Donald Trump and Marine Le Pen Can’t Reverse Globalization, ICT Drive the New Digital Economy

One common denominator between Donald Trump and the French ultra-right presidential candidate, Marine Le Pen, is their opposition to globalization. Unfortunately for Trump and Le Pen, globalization is not reversible as information and communications technology (ICT) is transforming the world into one global village.

Policy makers in almost every country have come to the realization that investment in ICT infrastructure triggers economic growth and enables e-trade within nations and across borders. According to a Huawei Global Connectivity Index (GCI), a report that gauges nations’ status in ICT Infrastructure investment, a country that invests an additional 10% in ICT Infrastructure between 2016 and 2025, can have a multiplier effect on its GDP. Every additional US$1 invested in ICT Infrastructure could bring in a US$3 return in GDP.

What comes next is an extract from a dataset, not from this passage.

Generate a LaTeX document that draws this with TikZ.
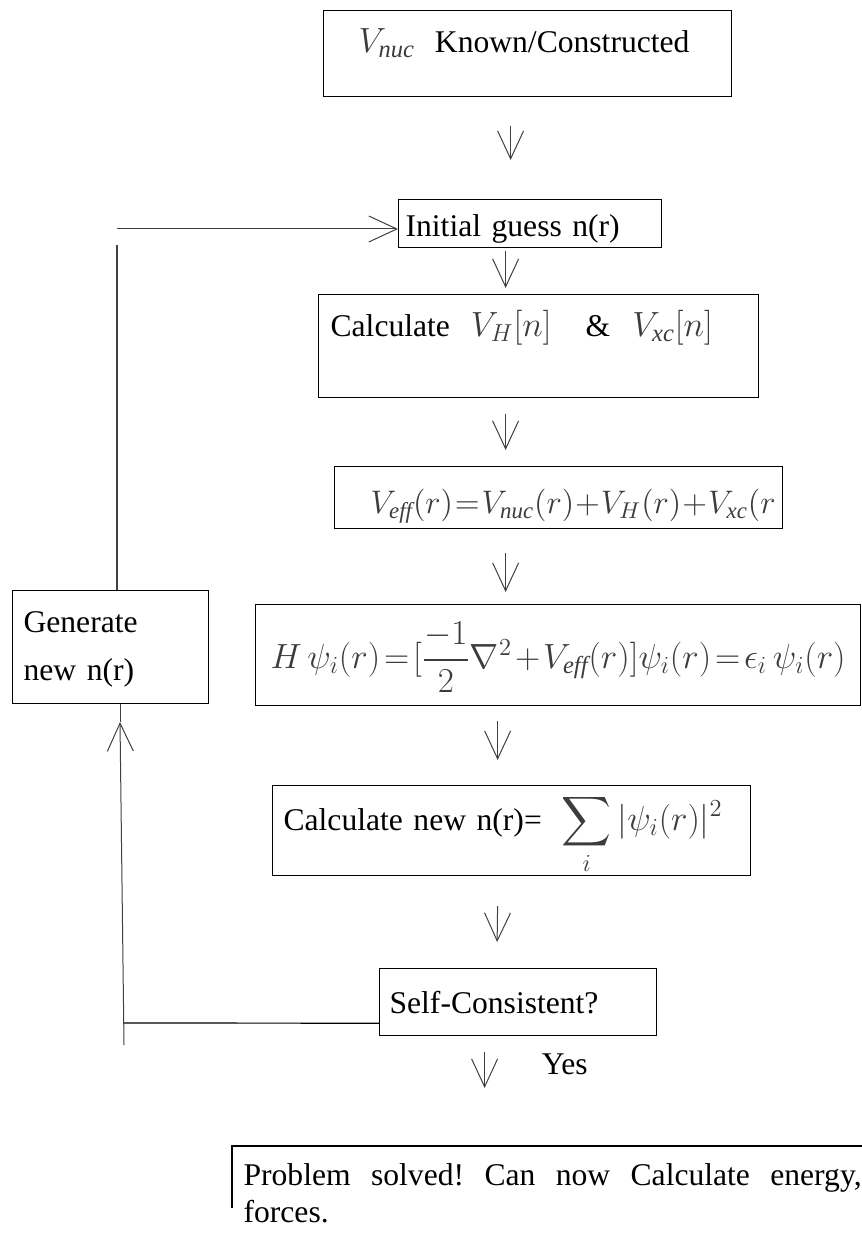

When countries are well connected with ICT infrastructure, professionals can easily start digital based businesses as contractors or freelancers. According to a survey, freelancing in America, 55 million people work as freelancers generating $1 Trillion for the US economy. Lawyers in one country can offer consulting services to clients in other countries on how to enter their markets, architects in the West can work with companies in Dubai designing buildings while engineers in China can direct technicians in Africa on how to design their fiber optic networks – all in the comfort of their countries.

Distance education has especially been boosted by the global digital infrastructure. So many people are benefiting from educational institutions overseas without incurring the high living and travel costs. Disciplines such as engineering that require laboratory experiments are also finding their way online – thanks to the development of virtual laboratories powered by high speed Internet.

Over the past decade, rapid investment in ICT infrastructure has especially been noticeable in the developing world which aspires to be an integral part to the global village. In Africa, trillions of investment dollars have gone into developing undersea fiber optic cables that connect African countries to one another and to the rest of world. Every country has multiple high speed access, metropolitan or national backbone projects connecting communities to one another and to the rest of world.  The combined power of the new-found infrastructure and cloud computing is opening a lot doors.  Many Africans have joined the bandwagon and taken advantage of opportunities overseas without leaving Africa.

The rapid development of ICTs requires everybody to constantly keep abreast with the changes and upgrade their skills to match requirements for this new global economy – lest they get left behind. The old processes whether in coal mining, steel or other forms of manufacturing will never come back. The accelerated investment in ICT infrastructure, colocation data centers, cloud services, Big Data and the Internet of things are triggering more innovations in smart manufacturing, smart cities, artificial intelligence, nanotechnology, genomics, and robotics. All this require ever changing skills requirements.

The push by Trump and Le Pen to close borders, curtail immigration and thwart free trade will never stop the digital driven globalization. They are better of pushing for training of people on how to adapt to the new digital reality.